▸ Work required
Your task is to transcribe all of the data below exactly, omitting the images.

▸ Data segment
[START]

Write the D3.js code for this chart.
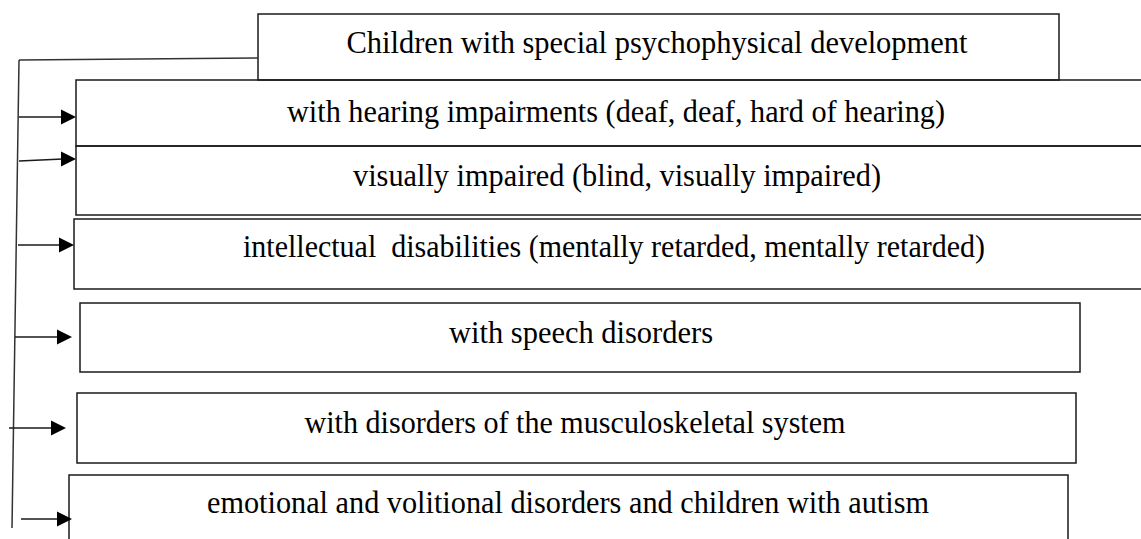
<!DOCTYPE html>
<html>
<head>
<meta charset="utf-8">
<script src="https://cdn.jsdelivr.net/npm/d3@7"></script>
<style>
  html, body { margin: 0; padding: 0; background: #fff; overflow: hidden; }
  svg { display: block; }
</style>
</head>
<body>
<svg id="chart" width="1141" height="539"></svg>
<script>
// ---- content ----
const rootLabel = "Children with special psychophysical development";
const categories = [
  "with hearing impairments (deaf, deaf, hard of hearing)",
  "visually impaired (blind, visually impaired)",
  "intellectual  disabilities (mentally retarded, mentally retarded)",
  "with speech disorders",
  "with disorders of the musculoskeletal system",
  "emotional and volitional disorders and children with autism"
];

// ---- layout (positions / sizes, separate from content) ----
const rootBox = { x0: 258, x1: 1059, y0: 14, y1: 80, tx: 657, ty: 53, tw: 621 };
const boxX0 = [76, 76, 74, 80, 77, 69];
const boxX1 = [1146, 1146, 1146, 1080, 1076, 1068];
const boxY0 = [80, 146, 219, 303, 393, 475];
const boxY1 = [146, 215, 289, 372, 463, 546];
const textX = [616, 617, 614, 581, 575, 568];
const textY = [122, 186, 257, 343, 433, 513];
const textW = [658, 528, 742, 264, 541, 722];
const arrowY0 = [117, 161, 245, 337, 428, 519];
const arrowY1 = [117, 159, 245, 337, 428, 519];
const arrowXs = [19, 19, 18, 15, 9, 21];
const arrowXe = [76, 76, 74, 72, 66, 72];
const spineTop = [19, 60];
const spineBottom = [12, 528];
const rootConnector = [[258, 58], [19, 60]];

const svg = d3.select("#chart");
const ink = "#1a1a1a";
const fontFamily = "'Liberation Serif', 'Times New Roman', serif";
const fontSize = 32;

// root box
svg.append("rect")
  .attr("x", rootBox.x0).attr("y", rootBox.y0)
  .attr("width", rootBox.x1 - rootBox.x0).attr("height", rootBox.y1 - rootBox.y0)
  .attr("fill", "#fff").attr("stroke", ink).attr("stroke-width", 1.5);

svg.append("text")
  .attr("x", rootBox.tx).attr("y", rootBox.ty)
  .attr("text-anchor", "middle")
  .attr("font-family", fontFamily).attr("font-size", fontSize)
  .attr("fill", "#000")
  .attr("textLength", rootBox.tw).attr("lengthAdjust", "spacingAndGlyphs")
  .text(rootLabel);

// category boxes
const items = categories.map((c, i) => ({
  label: c, x0: boxX0[i], x1: boxX1[i], y0: boxY0[i], y1: boxY1[i],
  tx: textX[i], ty: textY[i], tw: textW[i],
  ay0: arrowY0[i], ay1: arrowY1[i], axs: arrowXs[i], axe: arrowXe[i]
}));

const g = svg.append("g");
g.selectAll("rect.box").data(items).join("rect")
  .attr("class", "box")
  .attr("x", d => d.x0).attr("y", d => d.y0)
  .attr("width", d => d.x1 - d.x0).attr("height", d => d.y1 - d.y0)
  .attr("fill", "none").attr("stroke", ink).attr("stroke-width", 1.5);

g.selectAll("text.lbl").data(items).join("text")
  .attr("class", "lbl")
  .attr("x", d => d.tx).attr("y", d => d.ty)
  .attr("text-anchor", "middle")
  .attr("font-family", fontFamily).attr("font-size", fontSize)
  .attr("fill", "#000")
  .attr("textLength", d => d.tw).attr("lengthAdjust", "spacingAndGlyphs")
  .style("white-space", "pre")
  .text(d => d.label);

// connectors
const line = d3.line();
svg.append("path")
  .attr("d", line(rootConnector))
  .attr("fill", "none").attr("stroke", "#333").attr("stroke-width", 1.5);
svg.append("path")
  .attr("d", line([spineTop, spineBottom]))
  .attr("fill", "none").attr("stroke", "#333").attr("stroke-width", 1.5);

// arrows
const headLen = 15, headHalf = 7.5;
const arrows = svg.append("g");
arrows.selectAll("path.shaft").data(items).join("path")
  .attr("class", "shaft")
  .attr("d", d => line([[d.axs, d.ay0], [d.axe - headLen + 2, d.ay1]]))
  .attr("fill", "none").attr("stroke", ink).attr("stroke-width", 1.5);
arrows.selectAll("path.head").data(items).join("path")
  .attr("class", "head")
  .attr("d", d => line([[d.axe, d.ay1], [d.axe - headLen, d.ay1 - headHalf], [d.axe - headLen, d.ay1 + headHalf]]) + "Z")
  .attr("fill", "#000");
</script>
</body>
</html>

[END]

▸ Response to this task
Write the D3.js code for this chart.
<!DOCTYPE html>
<html>
<head>
<meta charset="utf-8">
<script src="https://cdn.jsdelivr.net/npm/d3@7"></script>
<style>
  html, body { margin: 0; padding: 0; background: #fff; overflow: hidden; }
  svg { display: block; }
</style>
</head>
<body>
<svg id="chart" width="1141" height="539"></svg>
<script>
// ---- content ----
const rootLabel = "Children with special psychophysical development";
const categories = [
  "with hearing impairments (deaf, deaf, hard of hearing)",
  "visually impaired (blind, visually impaired)",
  "intellectual  disabilities (mentally retarded, mentally retarded)",
  "with speech disorders",
  "with disorders of the musculoskeletal system",
  "emotional and volitional disorders and children with autism"
];

// ---- layout (positions / sizes, separate from content) ----
const rootBox = { x0: 258, x1: 1059, y0: 14, y1: 80, tx: 657, ty: 53, tw: 621 };
const boxX0 = [76, 76, 74, 80, 77, 69];
const boxX1 = [1146, 1146, 1146, 1080, 1076, 1068];
const boxY0 = [80, 146, 219, 303, 393, 475];
const boxY1 = [146, 215, 289, 372, 463, 546];
const textX = [616, 617, 614, 581, 575, 568];
const textY = [122, 186, 257, 343, 433, 513];
const textW = [658, 528, 742, 264, 541, 722];
const arrowY0 = [117, 161, 245, 337, 428, 519];
const arrowY1 = [117, 159, 245, 337, 428, 519];
const arrowXs = [19, 19, 18, 15, 9, 21];
const arrowXe = [76, 76, 74, 72, 66, 72];
const spineTop = [19, 60];
const spineBottom = [12, 528];
const rootConnector = [[258, 58], [19, 60]];

const svg = d3.select("#chart");
const ink = "#1a1a1a";
const fontFamily = "'Liberation Serif', 'Times New Roman', serif";
const fontSize = 32;

// root box
svg.append("rect")
  .attr("x", rootBox.x0).attr("y", rootBox.y0)
  .attr("width", rootBox.x1 - rootBox.x0).attr("height", rootBox.y1 - rootBox.y0)
  .attr("fill", "#fff").attr("stroke", ink).attr("stroke-width", 1.5);

svg.append("text")
  .attr("x", rootBox.tx).attr("y", rootBox.ty)
  .attr("text-anchor", "middle")
  .attr("font-family", fontFamily).attr("font-size", fontSize)
  .attr("fill", "#000")
  .attr("textLength", rootBox.tw).attr("lengthAdjust", "spacingAndGlyphs")
  .text(rootLabel);

// category boxes
const items = categories.map((c, i) => ({
  label: c, x0: boxX0[i], x1: boxX1[i], y0: boxY0[i], y1: boxY1[i],
  tx: textX[i], ty: textY[i], tw: textW[i],
  ay0: arrowY0[i], ay1: arrowY1[i], axs: arrowXs[i], axe: arrowXe[i]
}));

const g = svg.append("g");
g.selectAll("rect.box").data(items).join("rect")
  .attr("class", "box")
  .attr("x", d => d.x0).attr("y", d => d.y0)
  .attr("width", d => d.x1 - d.x0).attr("height", d => d.y1 - d.y0)
  .attr("fill", "none").attr("stroke", ink).attr("stroke-width", 1.5);

g.selectAll("text.lbl").data(items).join("text")
  .attr("class", "lbl")
  .attr("x", d => d.tx).attr("y", d => d.ty)
  .attr("text-anchor", "middle")
  .attr("font-family", fontFamily).attr("font-size", fontSize)
  .attr("fill", "#000")
  .attr("textLength", d => d.tw).attr("lengthAdjust", "spacingAndGlyphs")
  .style("white-space", "pre")
  .text(d => d.label);

// connectors
const line = d3.line();
svg.append("path")
  .attr("d", line(rootConnector))
  .attr("fill", "none").attr("stroke", "#333").attr("stroke-width", 1.5);
svg.append("path")
  .attr("d", line([spineTop, spineBottom]))
  .attr("fill", "none").attr("stroke", "#333").attr("stroke-width", 1.5);

// arrows
const headLen = 15, headHalf = 7.5;
const arrows = svg.append("g");
arrows.selectAll("path.shaft").data(items).join("path")
  .attr("class", "shaft")
  .attr("d", d => line([[d.axs, d.ay0], [d.axe - headLen + 2, d.ay1]]))
  .attr("fill", "none").attr("stroke", ink).attr("stroke-width", 1.5);
arrows.selectAll("path.head").data(items).join("path")
  .attr("class", "head")
  .attr("d", d => line([[d.axe, d.ay1], [d.axe - headLen, d.ay1 - headHalf], [d.axe - headLen, d.ay1 + headHalf]]) + "Z")
  .attr("fill", "#000");
</script>
</body>
</html>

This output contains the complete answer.